§ **What to do**
Scan the entries for the string "with" and give the number of lines that have it, nothing further.

§ **Data rows**
▼▼▼

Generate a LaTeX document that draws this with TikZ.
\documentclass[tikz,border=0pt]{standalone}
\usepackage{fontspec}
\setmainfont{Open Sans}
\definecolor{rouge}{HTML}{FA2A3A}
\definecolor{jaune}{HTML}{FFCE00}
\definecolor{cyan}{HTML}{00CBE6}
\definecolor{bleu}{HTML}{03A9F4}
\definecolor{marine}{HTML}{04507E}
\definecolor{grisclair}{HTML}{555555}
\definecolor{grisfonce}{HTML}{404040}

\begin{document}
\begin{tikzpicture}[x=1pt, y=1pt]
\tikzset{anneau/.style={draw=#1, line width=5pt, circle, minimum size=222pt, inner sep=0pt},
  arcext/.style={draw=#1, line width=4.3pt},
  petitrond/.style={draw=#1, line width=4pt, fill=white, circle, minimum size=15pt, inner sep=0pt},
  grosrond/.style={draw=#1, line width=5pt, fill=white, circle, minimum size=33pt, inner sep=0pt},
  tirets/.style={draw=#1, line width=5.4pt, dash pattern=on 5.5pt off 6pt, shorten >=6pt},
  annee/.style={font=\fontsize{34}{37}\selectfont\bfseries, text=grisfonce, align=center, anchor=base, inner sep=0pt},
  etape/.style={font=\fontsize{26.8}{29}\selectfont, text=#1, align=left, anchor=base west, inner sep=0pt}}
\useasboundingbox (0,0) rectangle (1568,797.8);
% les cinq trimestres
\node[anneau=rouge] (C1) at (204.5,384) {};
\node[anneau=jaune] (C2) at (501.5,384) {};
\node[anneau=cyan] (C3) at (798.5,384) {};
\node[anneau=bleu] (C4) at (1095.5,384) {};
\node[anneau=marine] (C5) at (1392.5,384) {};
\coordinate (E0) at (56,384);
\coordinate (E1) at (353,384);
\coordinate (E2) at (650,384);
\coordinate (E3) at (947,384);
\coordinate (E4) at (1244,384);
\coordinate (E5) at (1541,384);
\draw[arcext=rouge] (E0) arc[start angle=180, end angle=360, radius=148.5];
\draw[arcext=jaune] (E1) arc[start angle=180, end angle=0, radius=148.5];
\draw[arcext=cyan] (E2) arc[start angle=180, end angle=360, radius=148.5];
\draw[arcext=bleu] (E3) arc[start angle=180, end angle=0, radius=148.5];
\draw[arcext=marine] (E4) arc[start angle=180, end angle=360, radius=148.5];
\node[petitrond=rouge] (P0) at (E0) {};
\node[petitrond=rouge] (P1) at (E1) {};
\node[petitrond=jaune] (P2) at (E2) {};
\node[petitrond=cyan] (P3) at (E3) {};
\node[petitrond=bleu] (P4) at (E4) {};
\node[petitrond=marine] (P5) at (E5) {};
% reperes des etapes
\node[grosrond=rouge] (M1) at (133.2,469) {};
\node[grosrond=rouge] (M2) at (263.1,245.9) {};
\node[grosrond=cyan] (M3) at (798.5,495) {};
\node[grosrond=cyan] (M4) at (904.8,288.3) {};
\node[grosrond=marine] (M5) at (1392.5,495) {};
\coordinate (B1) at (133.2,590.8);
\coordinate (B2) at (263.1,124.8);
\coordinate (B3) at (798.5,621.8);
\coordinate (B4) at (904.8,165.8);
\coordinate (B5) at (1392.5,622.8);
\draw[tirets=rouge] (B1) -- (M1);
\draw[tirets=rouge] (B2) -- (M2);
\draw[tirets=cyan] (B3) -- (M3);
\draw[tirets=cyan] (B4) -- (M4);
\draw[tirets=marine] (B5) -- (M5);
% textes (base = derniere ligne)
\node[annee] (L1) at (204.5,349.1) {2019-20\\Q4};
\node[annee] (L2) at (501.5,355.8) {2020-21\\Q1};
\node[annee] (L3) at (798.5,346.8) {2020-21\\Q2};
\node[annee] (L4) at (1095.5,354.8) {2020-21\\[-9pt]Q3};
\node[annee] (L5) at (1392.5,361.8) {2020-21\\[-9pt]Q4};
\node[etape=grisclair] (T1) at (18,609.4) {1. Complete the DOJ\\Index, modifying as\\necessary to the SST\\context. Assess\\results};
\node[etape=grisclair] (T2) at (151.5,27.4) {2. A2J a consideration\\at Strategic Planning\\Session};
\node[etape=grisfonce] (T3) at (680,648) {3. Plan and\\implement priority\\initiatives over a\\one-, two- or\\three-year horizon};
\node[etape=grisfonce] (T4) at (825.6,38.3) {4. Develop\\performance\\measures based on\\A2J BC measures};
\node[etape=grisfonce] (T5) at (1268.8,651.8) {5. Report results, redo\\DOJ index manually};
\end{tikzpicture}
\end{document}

▲▲▲
▼▼▼

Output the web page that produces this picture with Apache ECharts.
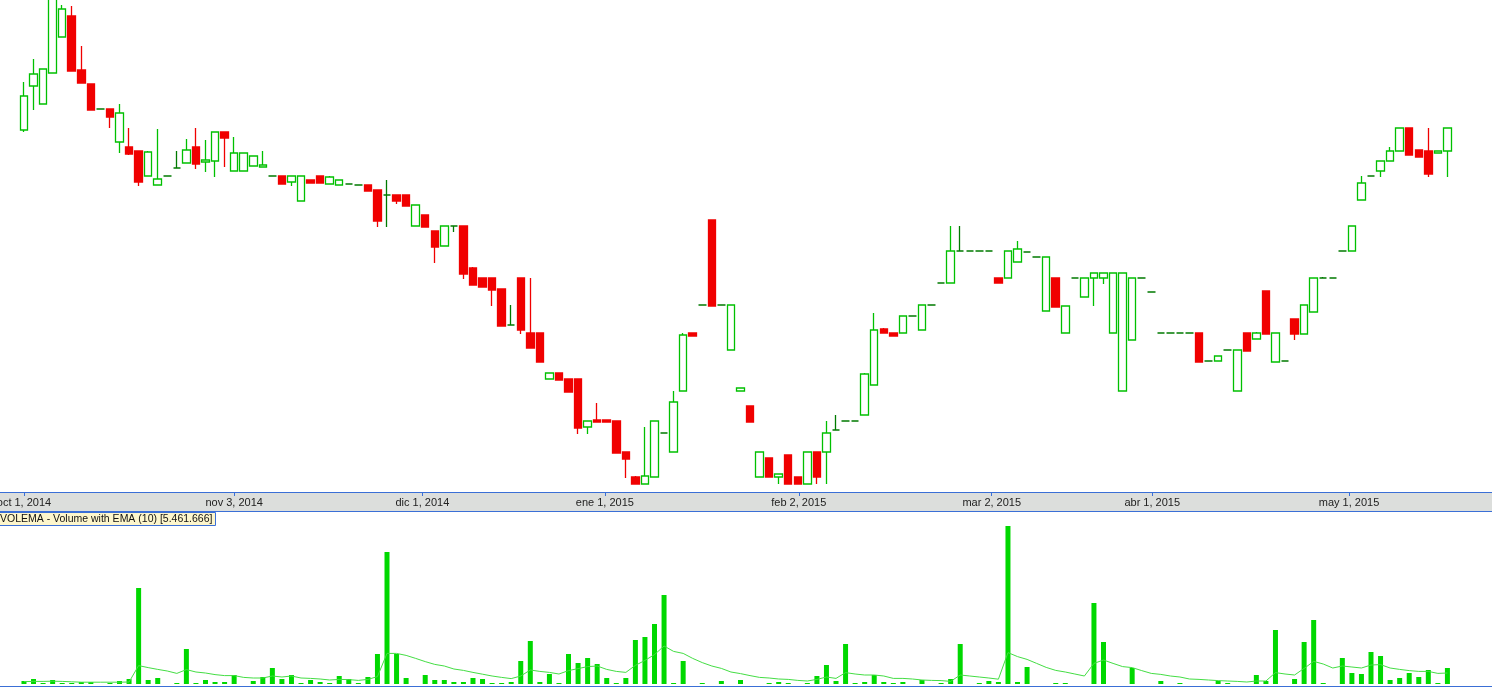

▲▲▲

§ **Written response**
2